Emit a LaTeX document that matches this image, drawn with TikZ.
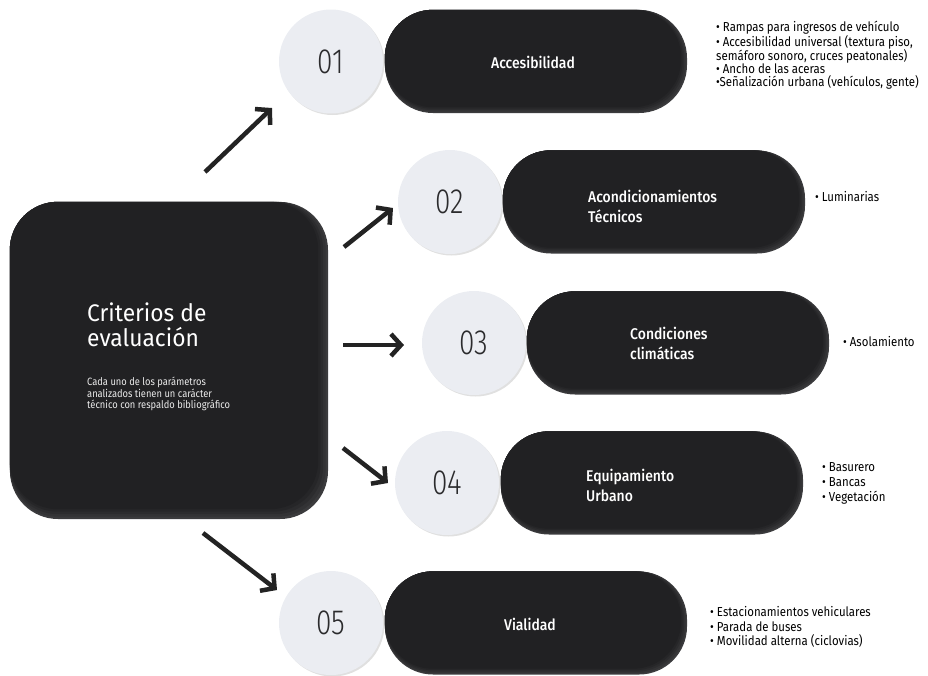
\documentclass[tikz,border=0pt]{standalone}
\usepackage{fontspec}
\usetikzlibrary{arrows.meta,calc,shadows}
\setmainfont{Fira Sans}
\IfFontExistsTF{FiraSans-Light.otf}
  {\newfontfamily\numfont{FiraSans-Light.otf}[FakeStretch=0.8]}
  {\IfFontExistsTF{Fira Sans Light}
    {\newfontfamily\numfont{Fira Sans Light}[FakeStretch=0.8]}
    {\newfontfamily\numfont{Fira Sans}[FakeStretch=0.8]}}
\IfFontExistsTF{FiraSans-Medium.otf}
  {\newfontfamily\pillfont{FiraSans-Medium.otf}[FakeStretch=0.9]}
  {\IfFontExistsTF{Fira Sans Medium}
    {\newfontfamily\pillfont{Fira Sans Medium}[FakeStretch=0.9]}
    {\newfontfamily\pillfont{Fira Sans}[FakeStretch=0.92]}}
\newfontfamily\headfont{Fira Sans}[FakeStretch=0.95]
\newfontfamily\condfont{Fira Sans}[FakeStretch=0.88]
\definecolor{boxdark}{HTML}{212123}
\definecolor{rimA}{HTML}{3B3B3D}
\definecolor{rimB}{HTML}{333335}
\definecolor{rimC}{HTML}{2C2C2E}
\definecolor{rimD}{HTML}{262628}
\definecolor{circfill}{HTML}{EBEDF2}
\definecolor{numcol}{HTML}{2B2B2D}
\definecolor{arrowcol}{HTML}{232323}
\tikzset{
  bigbox/.style={rectangle, rounded corners=48pt, fill=rimA, inner sep=0pt,
    minimum width=318pt, minimum height=317pt},
  pill/.style={rectangle, rounded corners=48pt, fill=rimA, inner sep=0pt,
    minimum width=302pt, minimum height=103pt},
  numcirc/.style={circle, fill=circfill, minimum size=104pt, inner sep=0pt,
    font=\numfont\fontsize{35}{35}\selectfont, text=numcol,
    drop shadow={shadow xshift=1.5pt, shadow yshift=-1.5pt, fill=black, opacity=0.12}},
  pilltext/.style={text=white, inner sep=0pt, align=left,
    font=\pillfont\fontsize{15.5}{20}\selectfont},
  bullets/.style={anchor=west, align=left, inner sep=0pt, text=black},
  arr/.style={draw=arrowcol, line width=4.5pt,
    -{Straight Barb[length=10pt,width=22pt]}}
}
\newcommand\shadelayers[2]{%
  \foreach \i/\c in {#2}{%
    \fill[\c, rounded corners=48pt] (#1.north west) rectangle ($(#1.south east)+(-\i,-\i)$);}}
\begin{document}
\begin{tikzpicture}[x=1pt, y=-1pt]
\useasboundingbox (0,0) rectangle (928,675);

% main box
\node[bigbox] (box) at (169,360.5) {};
\shadelayers{box}{2.5/rimB,5/rimC,7.5/rimD,10/boxdark}
\node[anchor=west, align=left, inner sep=0pt, text=white,
  font=\headfont\fontsize{24}{24.5}\selectfont] (title) at (87,325) {Criterios de\\evaluación};
\node[anchor=west, align=left, inner sep=0pt, text=white!92!black,
  font=\condfont\fontsize{10.6}{11.4}\selectfont] (sub) at (87,394)
  {Cada uno de los parámetros\\analizados tienen un carácter\\técnico con respaldo bibliográfico};

% row 1
\node[numcirc] (c1) at (331,61.5) {01};
\node[pill] (p1) at (536,61.5) {};
\shadelayers{p1}{1.5/rimB,3/rimC,4.5/rimD,6/boxdark}
\node[pilltext] (t1) at (533,62) {Accesibilidad};
\node[bullets, font=\condfont\fontsize{13}{12.6}\selectfont] (b1) at (716,55)
  {• Rampas para ingresos de vehículo\\• Accesibilidad universal (textura piso,\\semáforo sonoro, cruces peatonales)\\• Ancho de las aceras\\•Señalización urbana (vehículos, gente)};

% row 2
\node[numcirc] (c2) at (450,202) {02};
\node[pill] (p2) at (654,202) {};
\shadelayers{p2}{1.5/rimB,3/rimC,4.5/rimD,6/boxdark}
\node[pilltext, anchor=west] (t2) at (588,206) {Acondicionamientos\\Técnicos};
\node[bullets, font=\condfont\fontsize{13}{13}\selectfont] (b2) at (815,197) {• Luminarias};

% row 3
\node[numcirc] (c3) at (474,343) {03};
\node[pill] (p3) at (678,343) {};
\shadelayers{p3}{1.5/rimB,3/rimC,4.5/rimD,6/boxdark}
\node[pilltext, anchor=west] (t3) at (630,343) {Condiciones\\climáticas};
\node[bullets, font=\condfont\fontsize{13}{13}\selectfont] (b3) at (843,342) {• Asolamiento};

% row 4
\node[numcirc] (c4) at (447,483) {04};
\node[pill] (p4) at (652,483) {};
\shadelayers{p4}{1.5/rimB,3/rimC,4.5/rimD,6/boxdark}
\node[pilltext, anchor=west] (t4) at (586,485) {Equipamiento\\Urbano};
\node[bullets, font=\condfont\fontsize{13}{15}\selectfont] (b4) at (822,483)
  {• Basurero\\• Bancas\\• Vegetación};

% row 5
\node[numcirc] (c5) at (331,623) {05};
\node[pill] (p5) at (536,623) {};
\shadelayers{p5}{1.5/rimB,3/rimC,4.5/rimD,6/boxdark}
\node[pilltext] (t5) at (530,624) {Vialidad};
\node[bullets, font=\condfont\fontsize{13}{14.5}\selectfont] (b5) at (710,627)
  {• Estacionamientos vehiculares\\• Parada de buses\\• Movilidad alterna (ciclovias)};

% arrows
\coordinate (a1s) at (205,172); \coordinate (a1e) at (272,108);
\coordinate (a2s) at (344,247); \coordinate (a2e) at (393,208);
\coordinate (a3s) at (343,345); \coordinate (a3e) at (404,345);
\coordinate (a4s) at (343,448); \coordinate (a4e) at (388,483);
\coordinate (a5s) at (203,533); \coordinate (a5e) at (277,590);
\draw[arr] (a1s) -- (a1e);
\draw[arr] (a2s) -- (a2e);
\draw[arr] (a3s) -- (a3e);
\draw[arr] (a4s) -- (a4e);
\draw[arr] (a5s) -- (a5e);
\end{tikzpicture}
\end{document}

──────────────────────────────

### Directions
Quote the data exactly, leaving every image out of the copy.

### Reply to the exercise
Emit a LaTeX document that matches this image, drawn with TikZ.
\documentclass[tikz,border=0pt]{standalone}
\usepackage{fontspec}
\usetikzlibrary{arrows.meta,calc,shadows}
\setmainfont{Fira Sans}
\IfFontExistsTF{FiraSans-Light.otf}
  {\newfontfamily\numfont{FiraSans-Light.otf}[FakeStretch=0.8]}
  {\IfFontExistsTF{Fira Sans Light}
    {\newfontfamily\numfont{Fira Sans Light}[FakeStretch=0.8]}
    {\newfontfamily\numfont{Fira Sans}[FakeStretch=0.8]}}
\IfFontExistsTF{FiraSans-Medium.otf}
  {\newfontfamily\pillfont{FiraSans-Medium.otf}[FakeStretch=0.9]}
  {\IfFontExistsTF{Fira Sans Medium}
    {\newfontfamily\pillfont{Fira Sans Medium}[FakeStretch=0.9]}
    {\newfontfamily\pillfont{Fira Sans}[FakeStretch=0.92]}}
\newfontfamily\headfont{Fira Sans}[FakeStretch=0.95]
\newfontfamily\condfont{Fira Sans}[FakeStretch=0.88]
\definecolor{boxdark}{HTML}{212123}
\definecolor{rimA}{HTML}{3B3B3D}
\definecolor{rimB}{HTML}{333335}
\definecolor{rimC}{HTML}{2C2C2E}
\definecolor{rimD}{HTML}{262628}
\definecolor{circfill}{HTML}{EBEDF2}
\definecolor{numcol}{HTML}{2B2B2D}
\definecolor{arrowcol}{HTML}{232323}
\tikzset{
  bigbox/.style={rectangle, rounded corners=48pt, fill=rimA, inner sep=0pt,
    minimum width=318pt, minimum height=317pt},
  pill/.style={rectangle, rounded corners=48pt, fill=rimA, inner sep=0pt,
    minimum width=302pt, minimum height=103pt},
  numcirc/.style={circle, fill=circfill, minimum size=104pt, inner sep=0pt,
    font=\numfont\fontsize{35}{35}\selectfont, text=numcol,
    drop shadow={shadow xshift=1.5pt, shadow yshift=-1.5pt, fill=black, opacity=0.12}},
  pilltext/.style={text=white, inner sep=0pt, align=left,
    font=\pillfont\fontsize{15.5}{20}\selectfont},
  bullets/.style={anchor=west, align=left, inner sep=0pt, text=black},
  arr/.style={draw=arrowcol, line width=4.5pt,
    -{Straight Barb[length=10pt,width=22pt]}}
}
\newcommand\shadelayers[2]{%
  \foreach \i/\c in {#2}{%
    \fill[\c, rounded corners=48pt] (#1.north west) rectangle ($(#1.south east)+(-\i,-\i)$);}}
\begin{document}
\begin{tikzpicture}[x=1pt, y=-1pt]
\useasboundingbox (0,0) rectangle (928,675);

% main box
\node[bigbox] (box) at (169,360.5) {};
\shadelayers{box}{2.5/rimB,5/rimC,7.5/rimD,10/boxdark}
\node[anchor=west, align=left, inner sep=0pt, text=white,
  font=\headfont\fontsize{24}{24.5}\selectfont] (title) at (87,325) {Criterios de\\evaluación};
\node[anchor=west, align=left, inner sep=0pt, text=white!92!black,
  font=\condfont\fontsize{10.6}{11.4}\selectfont] (sub) at (87,394)
  {Cada uno de los parámetros\\analizados tienen un carácter\\técnico con respaldo bibliográfico};

% row 1
\node[numcirc] (c1) at (331,61.5) {01};
\node[pill] (p1) at (536,61.5) {};
\shadelayers{p1}{1.5/rimB,3/rimC,4.5/rimD,6/boxdark}
\node[pilltext] (t1) at (533,62) {Accesibilidad};
\node[bullets, font=\condfont\fontsize{13}{12.6}\selectfont] (b1) at (716,55)
  {• Rampas para ingresos de vehículo\\• Accesibilidad universal (textura piso,\\semáforo sonoro, cruces peatonales)\\• Ancho de las aceras\\•Señalización urbana (vehículos, gente)};

% row 2
\node[numcirc] (c2) at (450,202) {02};
\node[pill] (p2) at (654,202) {};
\shadelayers{p2}{1.5/rimB,3/rimC,4.5/rimD,6/boxdark}
\node[pilltext, anchor=west] (t2) at (588,206) {Acondicionamientos\\Técnicos};
\node[bullets, font=\condfont\fontsize{13}{13}\selectfont] (b2) at (815,197) {• Luminarias};

% row 3
\node[numcirc] (c3) at (474,343) {03};
\node[pill] (p3) at (678,343) {};
\shadelayers{p3}{1.5/rimB,3/rimC,4.5/rimD,6/boxdark}
\node[pilltext, anchor=west] (t3) at (630,343) {Condiciones\\climáticas};
\node[bullets, font=\condfont\fontsize{13}{13}\selectfont] (b3) at (843,342) {• Asolamiento};

% row 4
\node[numcirc] (c4) at (447,483) {04};
\node[pill] (p4) at (652,483) {};
\shadelayers{p4}{1.5/rimB,3/rimC,4.5/rimD,6/boxdark}
\node[pilltext, anchor=west] (t4) at (586,485) {Equipamiento\\Urbano};
\node[bullets, font=\condfont\fontsize{13}{15}\selectfont] (b4) at (822,483)
  {• Basurero\\• Bancas\\• Vegetación};

% row 5
\node[numcirc] (c5) at (331,623) {05};
\node[pill] (p5) at (536,623) {};
\shadelayers{p5}{1.5/rimB,3/rimC,4.5/rimD,6/boxdark}
\node[pilltext] (t5) at (530,624) {Vialidad};
\node[bullets, font=\condfont\fontsize{13}{14.5}\selectfont] (b5) at (710,627)
  {• Estacionamientos vehiculares\\• Parada de buses\\• Movilidad alterna (ciclovias)};

% arrows
\coordinate (a1s) at (205,172); \coordinate (a1e) at (272,108);
\coordinate (a2s) at (344,247); \coordinate (a2e) at (393,208);
\coordinate (a3s) at (343,345); \coordinate (a3e) at (404,345);
\coordinate (a4s) at (343,448); \coordinate (a4e) at (388,483);
\coordinate (a5s) at (203,533); \coordinate (a5e) at (277,590);
\draw[arr] (a1s) -- (a1e);
\draw[arr] (a2s) -- (a2e);
\draw[arr] (a3s) -- (a3e);
\draw[arr] (a4s) -- (a4e);
\draw[arr] (a5s) -- (a5e);
\end{tikzpicture}
\end{document}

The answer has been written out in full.